Third, though man has rebelled against his Creator, God has reached down in grace and provided a way of salvation out from under the curse of sin. A way to restore the broken relationship man’s sin has caused. That way is in the person of Jesus Christ. From the beginning of the Bible God has promised to send a redeemer (Gen. 3:15). God has promised to rescue mankind and bring us back into a right relationship with him. John the Baptist states it succinctly when he says, “Behold, the Lamb of God who takes away the sin of the world (John 1:29).” In this vein, Gilbert strongly supports the doctrine of substitution—that Jesus stood in our place of condemnation before God for our sins (p. 68).
Finally, though Christ has done all the work of the promised Messiah—the Redeemer—there is still a response that is needed. “Repent and believe the good news” is the call of Jesus and the NT writers, says Gilbert (p. 73). A person must put faith in the person of Christ and the message of the gospel, not merely an idea. Faith is reliance in Jesus “to secure for us a righteous verdict from God the Judge, rather than a guilty one (p. 75).”
After laying out this four-fold presentation of the gospel Gilbert moves to a discussion of the kingdom. First, it is God’s redemptive rule. It is “more a kingship than a kingdom (p. 87).” Second, the kingdom is here (Matt. 3:2). Third, the kingdom is not yet completed but will be when Jesus comes. Fourth, for one to be included into the kingdom one must respond to the King. Finally, as a citizen of this kingdom we are called “to live the life of the kingdom (p. 96).” This life is lived as one is part of the church and in the world.

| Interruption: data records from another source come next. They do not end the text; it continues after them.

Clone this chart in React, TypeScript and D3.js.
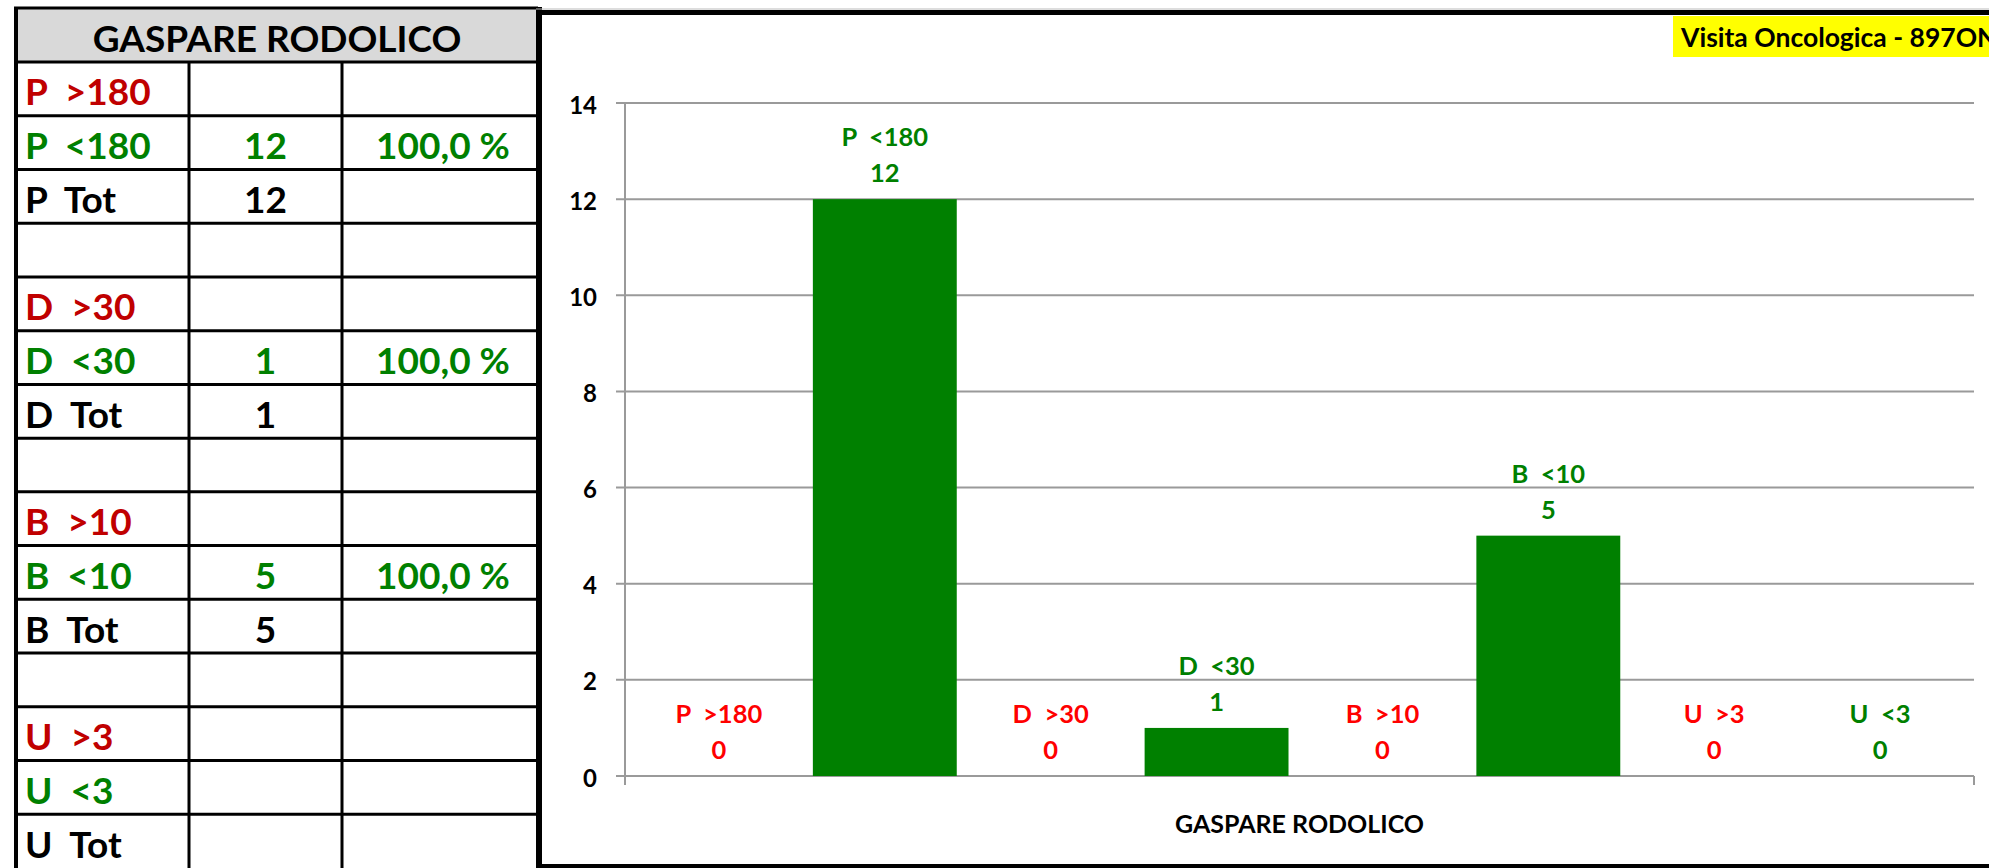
import React from "react";
import * as d3 from "d3";

// Chart series: one category with one bar per threshold class
const seriesNames = ["P  >180", "P  <180", "D  >30", "D  <30", "B  >10", "B  <10", "U  >3", "U  <3"];
const seriesValues = [0, 12, 0, 1, 0, 5, 0, 0];
const seriesKinds = ["over", "under", "over", "under", "over", "under", "over", "under"];
const yTicks = [0, 2, 4, 6, 8, 10, 12, 14];
const categoryLabel = "GASPARE RODOLICO";
const badgeText = "Visita Oncologica - 897ONC";

// Summary table
const tableTitle = "GASPARE RODOLICO";
const rowLabels = [
  "P  >180", "P  <180", "P  Tot", "",
  "D  >30", "D  <30", "D  Tot", "",
  "B  >10", "B  <10", "B  Tot", "",
  "U  >3", "U  <3", "U  Tot",
];
const rowKinds = [
  "over", "under", "total", "blank",
  "over", "under", "total", "blank",
  "over", "under", "total", "blank",
  "over", "under", "total",
];
const rowCounts = ["", "12", "12", "", "", "1", "1", "", "", "5", "5", "", "", "", ""];
const rowPercents = ["", "100,0 %", "", "", "", "100,0 %", "", "", "", "100,0 %", "", "", "", "", ""];

const FONT = "Lato, 'Open Sans', sans-serif";
const W = 1989;
const H = 868;

const tableColors: Record<string, string> = {
  over: "#c00000",
  under: "#008000",
  total: "#000000",
  blank: "#000000",
};
const labelColors: Record<string, string> = { over: "#ff0000", under: "#008000" };
const barColors: Record<string, string> = { over: "#ff0000", under: "#008000" };

export default function App() {
  // table geometry
  const tLeft = 16;
  const tRight = 538;
  const tTop = 8;
  const headerBottom = 62;
  const colX = [tLeft, 189, 342, tRight];
  const rowH = (H - headerBottom) / rowLabels.length;
  const rowY = (i: number) => headerBottom + i * rowH;

  // plot geometry
  const plotLeft = 625;
  const plotRight = 1974;
  const y = d3.scaleLinear().domain([0, 14]).range([776, 103]);
  const x = d3
    .scaleBand<string>()
    .domain(seriesNames)
    .range([plotLeft, plotRight])
    .paddingInner(0.1325)
    .paddingOuter(0.1325);

  const grid = "#9a9a9a";

  return (
    <svg
      width={W}
      height={H}
      style={{ position: "absolute", left: 0, top: 0, display: "block", background: "#fff" }}
      fontFamily={FONT}
      fontWeight="bold"
    >
      {/* ---- summary table ---- */}
      <rect x={tLeft} y={tTop} width={tRight - tLeft} height={headerBottom - tTop} fill="#d9d9d9" />
      <text
        x={(tLeft + tRight) / 2}
        y={(tTop + headerBottom) / 2 + 2}
        textAnchor="middle"
        dominantBaseline="central"
        fontSize={37}
        fill="#000"
      >
        {tableTitle}
      </text>
      {rowLabels.map((lab, i) => {
        const cy = rowY(i) + rowH / 2 + 2;
        const col = tableColors[rowKinds[i]];
        return (
          <g key={"row" + i}>
            <text
              x={colX[0] + 9}
              y={cy}
              dominantBaseline="central"
              fontSize={37}
              fill={col}
              style={{ whiteSpace: "pre" }}
            >
              {lab}
            </text>
            <text x={(colX[1] + colX[2]) / 2} y={cy} textAnchor="middle" dominantBaseline="central" fontSize={37} fill={col}>
              {rowCounts[i]}
            </text>
            <text x={(colX[2] + colX[3]) / 2 + 3} y={cy} textAnchor="middle" dominantBaseline="central" fontSize={37} fill={col}>
              {rowPercents[i]}
            </text>
          </g>
        );
      })}
      {/* table rules */}
      {rowLabels.map((_, i) => (
        <line key={"hl" + i} x1={tLeft} x2={tRight} y1={rowY(i)} y2={rowY(i)} stroke="#000" strokeWidth={3} />
      ))}
      {[colX[1], colX[2]].map((cx, i) => (
        <line key={"vl" + i} x1={cx} x2={cx} y1={headerBottom} y2={H} stroke="#000" strokeWidth={3} />
      ))}
      <line x1={tLeft} x2={tLeft} y1={tTop} y2={H} stroke="#000" strokeWidth={4} />
      <line x1={tLeft - 2} x2={tRight} y1={tTop} y2={tTop} stroke="#000" strokeWidth={3} />

      {/* ---- chart frame ---- */}
      <line x1={539} x2={539} y1={tTop - 1} y2={H} stroke="#000" strokeWidth={6} />
      <line x1={536} x2={W} y1={12.5} y2={12.5} stroke="#000" strokeWidth={5} />
      <line x1={536} x2={W} y1={9} y2={9} stroke="#bbb" strokeWidth={1} />
      <line x1={536} x2={W} y1={866} y2={866} stroke="#000" strokeWidth={4} />

      {/* badge */}
      <rect x={1673} y={16} width={W - 1673} height={41} fill="#ffff00" />
      <text x={1681} y={37} dominantBaseline="central" fontSize={26.5} fill="#000">
        {badgeText}
      </text>

      {/* gridlines and value axis */}
      {yTicks.map((t) => (
        <g key={"yt" + t}>
          <line x1={plotLeft - 9} x2={plotRight} y1={y(t)} y2={y(t)} stroke={grid} strokeWidth={2} />
          <text x={597} y={y(t) + 1} textAnchor="end" dominantBaseline="central" fontSize={24} fill="#000">
            {t}
          </text>
        </g>
      ))}
      <line x1={plotLeft} x2={plotLeft} y1={y(14)} y2={y(0) + 9} stroke={grid} strokeWidth={2} />
      <line x1={plotRight} x2={plotRight} y1={y(0)} y2={y(0) + 9} stroke={grid} strokeWidth={2} />

      {/* bars */}
      {seriesNames.map((s, i) => (
        <rect
          key={"bar" + s}
          x={x(s)}
          y={y(seriesValues[i])}
          width={x.bandwidth()}
          height={y(0) - y(seriesValues[i])}
          fill={barColors[seriesKinds[i]]}
        />
      ))}

      {/* data labels: series name over value */}
      {seriesNames.map((s, i) => {
        const cx = (x(s) as number) + x.bandwidth() / 2;
        const top = y(seriesValues[i]);
        const col = labelColors[seriesKinds[i]];
        return (
          <g key={"lab" + s} fill={col} fontSize={25.5} textAnchor="middle">
            <text x={cx} y={top - 63} dominantBaseline="central" style={{ whiteSpace: "pre" }}>
              {s}
            </text>
            <text x={cx} y={top - 27} dominantBaseline="central">
              {seriesValues[i]}
            </text>
          </g>
        );
      })}

      {/* category axis title */}
      <text x={(plotLeft + plotRight) / 2} y={823} textAnchor="middle" dominantBaseline="central" fontSize={25} fill="#000">
        {categoryLabel}
      </text>
    </svg>
  );
}
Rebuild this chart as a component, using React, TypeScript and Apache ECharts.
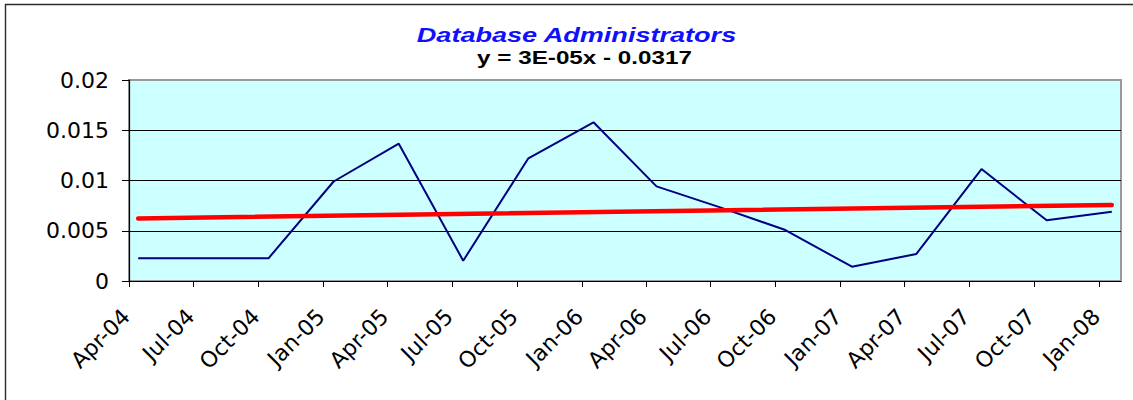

Overall, I loved the book but there are two issues that stand out to me. First, there seemed to be some slight inconsistency in Gilbert’s already/not yet articulation of the kingdom. He defines the kingdom as a kingship (or ruler-ship) and not a kingdom. He affirms that the kingdom has come (I take this to mean it has been established) but then later says,
The fact is that we as human beings are not able to bring about the establishment and consummation of God’s kingdom…. [The] kingdom promised in the Bible will only come about when King Jesus himself returns to make it happen. Christians will never bring about the kingdom of God. Only God himself can do that. That heavenly Jerusalem comes down from heaven; it is not built from the ground up. (p. 92-93)
At one point he affirms the presence of the kingdom but then says it will not come until Jesus returns. It is either partly here or it is not, right? It seems that to Gilbert it is not established because it is not a kingdom realm—as in a present physical location on earth. Surely it is not consummated yet and will not be until Jesus returns. Neither does the church itself bring it into existence or consummation. Jesus establishes the kingdom himself and consummates it. The kingdom grows as the gospel goes. I think I see what Gilbert is saying, but I also think he could have been clearer.
Second, in the second to last chapter, Gilbert goes after what he calls “three substitute gospels.” To Gilbert, these other gospels decentralize the cross in their understanding of the gospel. Of particular notice to me is his inclusion of the creation-fall-redemption-consummation narrative as a substitute gospel. He agrees that it serves well as a narrative grid to interpret Scripture but states it “has been used wrongly by some as a way to place the emphasis of the gospel on God’s promise to renew the world, rather than on the cross” (italics mine, p. 106). While some may use it as such, I don’t think enough people use it in that way to warrant including it in the substitute gospel category. I personally use it as both an interpretational frame-work and a grid to run the gospel through (focusing on cross and the death, burial and resurrection of Christ along the way).
Those two caveats aside (which may be hair splitting), this is a great presentation of the gospel and a good refresher! I will definitely turn to this book as an introduction to the gospel message for those who ask.